International law was henceforth established by only one pole—the victors of the Cold War. The defeated (the former socialist camp and, primarily, the USSR) accepted the ideology of the victors, essentially acknowledging a vassal dependence on the collective West.
In such a situation, the UN lost its meaning:
1. Firstly, it was built on the principle of national sovereignty (which no longer corresponded to anything at all).
2. Secondly, the special positions of the USSR and China and their place in the UN Security Council represented a relic of the bipolar era.
Therefore, talk began in Washington about creating a new—openly unipolar—system of international relations. It was called the “League of Democracies” or the “Democracy Forum.”
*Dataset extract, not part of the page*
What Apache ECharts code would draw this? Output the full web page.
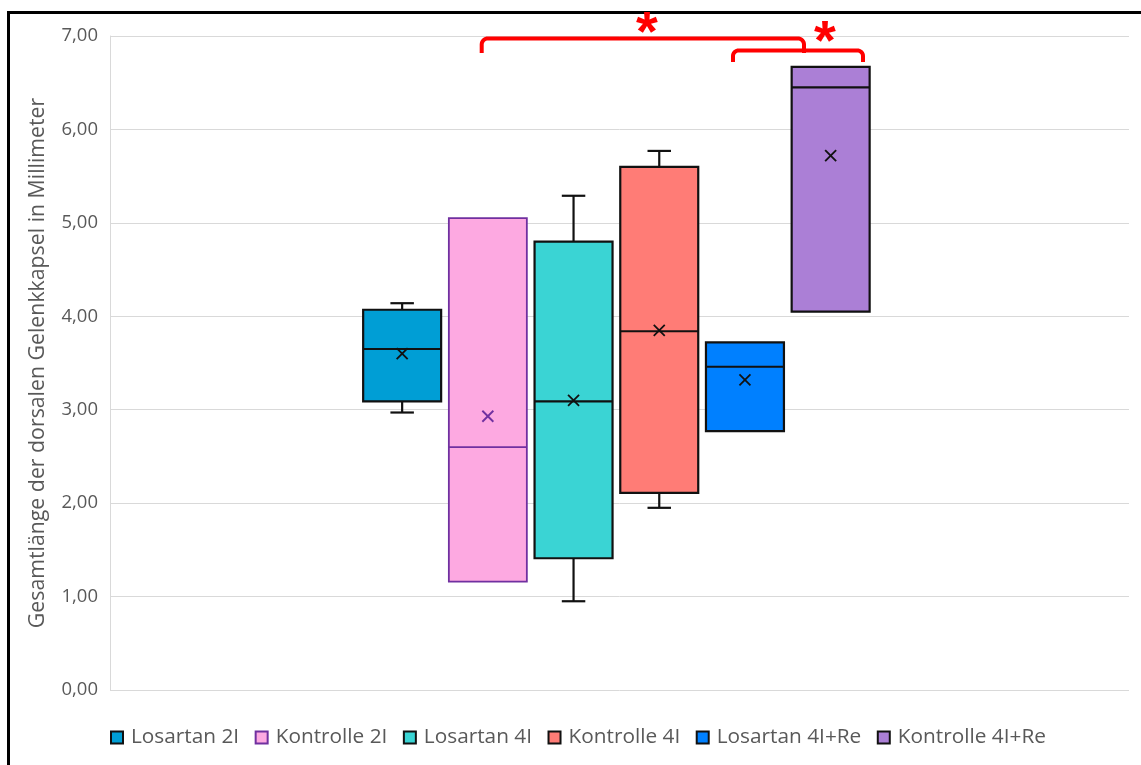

At the same time, within the US itself, globalism split into two currents:
— Ideological liberalism, pure internationalism (Soros with his “open society,” USAID, wokeism, etc.);
— Direct American hegemony relying on NATO, which was defended by the Neocons.
Essentially they converged, but the former insisted that the main priority was globalization and the deepening of liberal democracy in every country on the planet, while the latter insisted that the USA directly control the entire territory of the earth on a military-political and economic level.